L’ouvrage en deux gros volumes, de plus de cinq cents pages chacun, que vient de consacrer à la mémoire d’Alfred Tennyson son fils Hallam, est moins une biographie en forme qu’un ample et copieux recueil de documens, où puiseront comme à la source les futurs biographes de l’auteur d’In Memoriam et de Maud[1]. A mesure que son talent mûrissait, Tennyson visait davantage à la sobriété, à la concision ; il aimait à dire « qu’on reconnaît le véritable artiste à ce qu’il sait se borner, et qu’en certains cas la moitié vaut plus que le tout. » Il n’a pas légué à son fils son aversion pour la prolixité, pour les minuties, pour les inutiles longueurs ; on en trouvera beaucoup dans les deux gros volumes, qui pourtant se laissent lire sans fatigue, sans ennui. Le second lord Tennyson avait son intention : il tenait à prouver que son illustre père était un de ces hommes qu’on peut étudier à la loupe, sans que leur gloire en souffre. Ce poète d’un caractère noble et pur a mené une vie sans reproche. Ajoutons que cette irréprochable vie fut aussi douce que belle, qu’on peut le ranger sans hésitation au nombre des poètes rares en leur espèce qui furent des hommes heureux, qu’il n’eut jamais de grandes difficultés avec lui-même ni de procès avec la destinée.

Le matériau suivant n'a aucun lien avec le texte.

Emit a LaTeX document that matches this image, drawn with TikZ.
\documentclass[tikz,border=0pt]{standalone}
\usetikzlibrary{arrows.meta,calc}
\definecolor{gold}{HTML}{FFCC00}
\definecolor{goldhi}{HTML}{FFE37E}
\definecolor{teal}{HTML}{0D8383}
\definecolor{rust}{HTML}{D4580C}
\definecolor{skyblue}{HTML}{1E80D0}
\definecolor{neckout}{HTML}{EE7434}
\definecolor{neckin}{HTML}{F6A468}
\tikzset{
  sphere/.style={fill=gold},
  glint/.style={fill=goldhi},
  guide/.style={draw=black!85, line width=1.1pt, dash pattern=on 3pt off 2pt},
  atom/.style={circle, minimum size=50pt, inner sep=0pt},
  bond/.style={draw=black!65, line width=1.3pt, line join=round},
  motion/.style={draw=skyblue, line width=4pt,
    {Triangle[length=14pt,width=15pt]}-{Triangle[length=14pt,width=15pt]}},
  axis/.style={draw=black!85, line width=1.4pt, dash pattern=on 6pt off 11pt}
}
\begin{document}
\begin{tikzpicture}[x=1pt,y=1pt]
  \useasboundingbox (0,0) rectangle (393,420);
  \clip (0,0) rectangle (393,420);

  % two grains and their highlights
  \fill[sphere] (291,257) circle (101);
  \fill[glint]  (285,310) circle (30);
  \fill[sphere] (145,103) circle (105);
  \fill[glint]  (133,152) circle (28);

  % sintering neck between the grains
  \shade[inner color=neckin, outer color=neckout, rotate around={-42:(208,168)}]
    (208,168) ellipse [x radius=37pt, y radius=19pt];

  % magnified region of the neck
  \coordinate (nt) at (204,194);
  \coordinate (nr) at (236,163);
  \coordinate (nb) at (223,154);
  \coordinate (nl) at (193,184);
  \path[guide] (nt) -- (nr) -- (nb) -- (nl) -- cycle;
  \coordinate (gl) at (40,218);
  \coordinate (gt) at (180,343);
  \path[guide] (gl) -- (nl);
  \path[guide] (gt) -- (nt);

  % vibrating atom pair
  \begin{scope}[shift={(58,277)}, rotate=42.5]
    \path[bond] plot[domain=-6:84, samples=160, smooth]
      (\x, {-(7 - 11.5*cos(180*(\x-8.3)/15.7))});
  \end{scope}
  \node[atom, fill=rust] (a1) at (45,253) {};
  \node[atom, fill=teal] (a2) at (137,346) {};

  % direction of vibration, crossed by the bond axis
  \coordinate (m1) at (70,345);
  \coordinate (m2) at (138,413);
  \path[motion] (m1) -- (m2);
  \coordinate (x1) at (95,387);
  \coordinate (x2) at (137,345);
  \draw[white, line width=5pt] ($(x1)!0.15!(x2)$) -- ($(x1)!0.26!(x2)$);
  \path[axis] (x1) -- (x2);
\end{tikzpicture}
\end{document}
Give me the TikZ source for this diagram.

Le parfait bonheur n’étant pas de ce monde, il eut sa part de ce que l’Église appelle le pain d’absinthe et d’amertume. Mais s’appliquant à être heureux, il n’avait pas de complaisance pour ses chagrins et s’en délivrait en les mettant en vers. Il perdit dans sa jeunesse le plus cher de ses amis ; son deuil lui a inspiré la plus admirable de ses œuvres.

  1. Alfred lord Tennyson, a Memoir by his son, 2 vol. in-8o ; Londres, 1897, Macmillan and C°.